That is fine. The account where the repository is stored
should follow this part of the directory hierarchy policy.
Mail
So far, the filing system we have described need not be particular to any
information system (such as a computer file system). It might also be applied
to email messages for instance. For filing of email, we use the same
dated classifications as above. However, we do add one directory: sent. The
sent folder contains all the messages sent during a particular year.
Ideally, email is stored on a mail server, and only locally cached copies are
kept by any client. Thus, we do not need to consider where these files are
kept locally. At the end of each year, it might be prudent to backup all the
messages from the server onto a local filesystem containing all the files for
that year.
The public_html directory should not keep copies of the above filed material.

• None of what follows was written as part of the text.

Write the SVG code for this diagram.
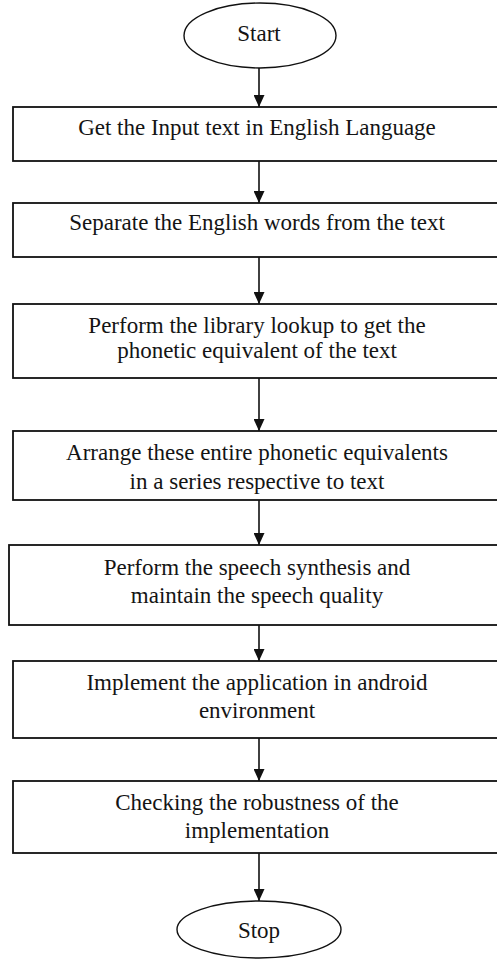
<svg xmlns="http://www.w3.org/2000/svg" width="497" height="961" viewBox="0 0 497 961">
  <style>
    .box { fill: #ffffff; stroke: #111111; stroke-width: 1.8; }
    .term { fill: #ffffff; stroke: #111111; stroke-width: 1.4; }
    .label { font-family: "Liberation Serif", "Times New Roman", serif; font-size: 23px; fill: #141414; text-anchor: middle; }
    .flow { stroke: #111111; stroke-width: 1.6; fill: none; marker-end: url(#arrow); }
  </style>
  <defs>
    <!-- solid arrowhead pointing along the line direction, tip at the line end -->
    <marker id="arrow" markerUnits="userSpaceOnUse" markerWidth="12" markerHeight="11" viewBox="0 0 12 11" refX="12" refY="5.5" orient="auto">
      <path d="M0,0 L12,5.5 L0,11 Z" fill="#111111"/>
    </marker>
  </defs>
  <rect width="497" height="961" fill="#ffffff"/>

  <g id="connectors">
    <line class="flow" x1="259" y1="68" x2="259" y2="107"/>
    <line class="flow" x1="259" y1="161" x2="259" y2="203"/>
    <line class="flow" x1="259" y1="257" x2="259" y2="304"/>
    <line class="flow" x1="259" y1="378" x2="259" y2="431"/>
    <line class="flow" x1="259" y1="500" x2="259" y2="545"/>
    <line class="flow" x1="259" y1="625" x2="259" y2="661"/>
    <line class="flow" x1="259" y1="738" x2="259" y2="781"/>
    <line class="flow" x1="259" y1="853" x2="259" y2="901"/>
  </g>

  <g id="start">
    <ellipse class="term" cx="260" cy="35.5" rx="76" ry="32.5"/>
    <text class="label" x="259" y="41">Start</text>
  </g>

  <g id="step1">
    <rect class="box" x="13" y="107" width="490" height="54"/>
    <text class="label" x="257" y="135">Get the Input text in English Language</text>
  </g>

  <g id="step2">
    <rect class="box" x="13" y="203" width="490" height="54"/>
    <text class="label" x="257" y="230">Separate the English words from the text</text>
  </g>

  <g id="step3">
    <rect class="box" x="13" y="304" width="490" height="74"/>
    <text class="label" x="257" y="333">Perform the library lookup to get the</text>
    <text class="label" x="257" y="358">phonetic equivalent  of the text</text>
  </g>

  <g id="step4">
    <rect class="box" x="13" y="431" width="490" height="69"/>
    <text class="label" x="257" y="460">Arrange these entire phonetic equivalents</text>
    <text class="label" x="257" y="489">in a series respective to text</text>
  </g>

  <g id="step5">
    <rect class="box" x="9" y="545" width="494" height="80"/>
    <text class="label" x="257" y="575">Perform the speech synthesis and</text>
    <text class="label" x="257" y="603">maintain the speech quality</text>
  </g>

  <g id="step6">
    <rect class="box" x="13" y="661" width="490" height="77"/>
    <text class="label" x="257" y="690">Implement the application  in android</text>
    <text class="label" x="257" y="718">environment</text>
  </g>

  <g id="step7">
    <rect class="box" x="13" y="781" width="490" height="72"/>
    <text class="label" x="257" y="810">Checking the robustness of the</text>
    <text class="label" x="257" y="838">implementation</text>
  </g>

  <g id="stop">
    <ellipse class="term" cx="259" cy="929.5" rx="82" ry="28.5"/>
    <text class="label" x="259" y="938">Stop</text>
  </g>
</svg>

Instead, when an item is to made public, a link is made from the public web
directory into the directory structure above. As such, backing up only
requires that we back up the main directory structure, and nothing from the
public_html directory. Note that the public_html directory should have the
same directory hierarchy (for public files) as exists in the usual directory
hierarchy.
To make publishing easier, we recommend the development of a simple script
that can take a list of files in the directory structure, and make links to
them in the public_html directory.
Revising This Document
This document specifies a "best practice" for filing. These practices may be
a bit biased towards academic usage or software development. As usage
patterns change, this document may need modifications, but the basic goals
(finding files easily and backing up easily) will not change.
Changes in technology could dramatically change this document. In particular,
the widespread availibility more powerful search tools with integrated backup
could remove the need for careful filing. As long as backing up files is not
easy, most users will not do it. It needs to be as obvious as possible (i.e.
make a DVDs which contain all the files for a given year and you are set). A
search technology without an easy backup solution will not neccesarily change
the filing policy.